> [Information supplied]:
════
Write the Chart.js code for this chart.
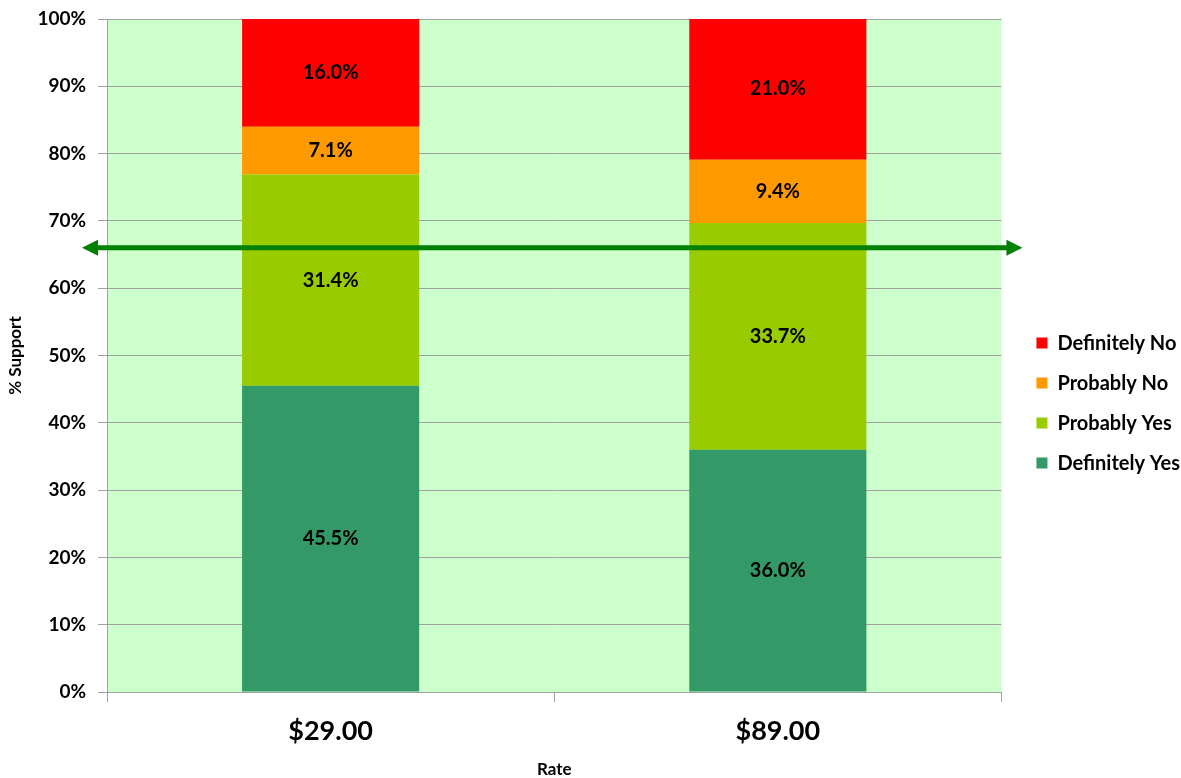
<!DOCTYPE html>
<html>
<head>
<meta charset="utf-8">
<script src="https://cdn.jsdelivr.net/npm/chart.js@4"></script>
<style>
  html, body { margin: 0; padding: 0; background: #fff; }
  #wrap { width: 1181px; height: 778px; }
</style>
</head>
<body>
<div id="wrap"><canvas id="supportChart"></canvas></div>
<script>
const rates = ['$29.00', '$89.00'];
const definitelyYes = [45.5, 36.0];
const probablyYes = [31.4, 33.7];
const probablyNo = [7.1, 9.4];
const definitelyNo = [16.0, 21.0];
const yTicks = [0, 10, 20, 30, 40, 50, 60, 70, 80, 90, 100];
const targetLine = 66;

const FONT = 'Lato, "Liberation Sans", sans-serif';

// light green plot background
const plotBg = {
    id: 'plotBg',
    beforeDraw(chart) {
        const { ctx, chartArea: a } = chart;
        ctx.save();
        ctx.fillStyle = '#ccffcc';
        ctx.fillRect(a.left, a.top, a.right - a.left, a.bottom - a.top);
        ctx.restore();
    }
};

// push the legend items a bit to the right of the plot
const legendShift = {
    id: 'legendShift',
    beforeLayout(chart) {
        const lg = chart.legend;
        if (lg && !lg._shifted) {
            const draw = lg.draw;
            lg.draw = function () {
                this.ctx.save();
                this.ctx.translate(15, 0);
                draw.call(this);
                this.ctx.restore();
            };
            lg._shifted = true;
        }
    }
};

// value labels in the middle of each segment
const segLabels = {
    id: 'segLabels',
    afterDatasetsDraw(chart) {
        const ctx = chart.ctx;
        ctx.save();
        ctx.font = 'bold 20px ' + FONT;
        ctx.fillStyle = '#000';
        ctx.textAlign = 'center';
        ctx.textBaseline = 'middle';
        chart.data.datasets.forEach((ds, i) => {
            chart.getDatasetMeta(i).data.forEach((bar, j) => {
                const mid = (bar.y + bar.base) / 2;
                ctx.fillText(ds.data[j].toFixed(1) + '%', bar.x, mid);
            });
        });
        ctx.restore();
    }
};

// double-headed green arrow at the target level
const arrow = {
    id: 'arrow',
    afterDraw(chart) {
        const { ctx, chartArea: a } = chart;
        const y = chart.scales.y.getPixelForValue(targetLine);
        const x1 = a.left - 25, x2 = a.right + 21;
        ctx.save();
        ctx.fillStyle = ctx.strokeStyle = '#008000';
        ctx.lineWidth = 5;
        ctx.beginPath();
        ctx.moveTo(x1 + 12, y);
        ctx.lineTo(x2 - 12, y);
        ctx.stroke();
        ctx.beginPath();
        ctx.moveTo(x1, y);
        ctx.lineTo(x1 + 16, y - 8);
        ctx.lineTo(x1 + 16, y + 8);
        ctx.closePath();
        ctx.fill();
        ctx.beginPath();
        ctx.moveTo(x2, y);
        ctx.lineTo(x2 - 16, y - 8);
        ctx.lineTo(x2 - 16, y + 8);
        ctx.closePath();
        ctx.fill();
        ctx.restore();
    }
};

const ctx = document.getElementById('supportChart').getContext('2d');

new Chart(ctx, {
    type: 'bar',
    data: {
        labels: rates,
        datasets: [
            { label: 'Definitely Yes', data: definitelyYes, backgroundColor: '#339966' },
            { label: 'Probably Yes', data: probablyYes, backgroundColor: '#99cc00' },
            { label: 'Probably No', data: probablyNo, backgroundColor: '#ff9900' },
            { label: 'Definitely No', data: definitelyNo, backgroundColor: '#ff0000' }
        ]
    },
    options: {
        responsive: true,
        maintainAspectRatio: false,
        animation: false,
        datasets: { bar: { barPercentage: 0.396, categoryPercentage: 1 } },
        layout: { padding: { top: 19, right: 6, left: 5, bottom: 0 } },
        plugins: {
            tooltip: { enabled: false },
            legend: {
                position: 'right',
                reverse: true,
                title: {
                    display: true,
                    text: ' ',
                    font: { size: 1 },
                    padding: 4
                },
                labels: {
                    font: { family: FONT, size: 20, weight: 'bold' },
                    color: '#000',
                    boxWidth: 11,
                    boxHeight: 11,
                    padding: 20
                }
            }
        },
        scales: {
            x: {
                stacked: true,
                grid: {
                    offset: true,
                    drawOnChartArea: false,
                    drawTicks: true,
                    tickLength: 10,
                    color: '#a0a0a0'
                },
                border: { color: '#a0a0a0' },
                ticks: {
                    font: { family: FONT, size: 27, weight: 'bold', lineHeight: 1.0 },
                    color: '#000',
                    padding: 16
                },
                title: {
                    display: true,
                    text: 'Rate',
                    font: { family: FONT, size: 17, weight: 'bold', lineHeight: 1.0 },
                    color: '#000',
                    padding: { top: 0, bottom: 0 }
                }
            },
            y: {
                stacked: true,
                min: 0,
                max: 100,
                afterBuildTicks(scale) {
                    scale.ticks = yTicks.map(v => ({ value: v }));
                },
                afterFit(scale) {
                    scale.paddingTop = 0;
                },
                grid: {
                    color: '#a0a0a0',
                    tickLength: 9
                },
                border: { color: '#a0a0a0' },
                ticks: {
                    font: { family: FONT, size: 19, weight: 'bold' },
                    color: '#000',
                    padding: 12,
                    callback: v => v + '%'
                },
                title: {
                    display: true,
                    text: '% Support',
                    font: { family: FONT, size: 17, weight: 'bold' },
                    color: '#000',
                    padding: { top: 0, bottom: 0 }
                }
            }
        }
    },
    plugins: [plotBg, legendShift, segLabels, arrow]
});
</script>
</body>
</html>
════
> [To be done]: Show all lines from the data above in which the word "this" appears.

> [Written response]:
Write the Chart.js code for this chart.
                this.ctx.save();
                this.ctx.translate(15, 0);
                draw.call(this);
                this.ctx.restore();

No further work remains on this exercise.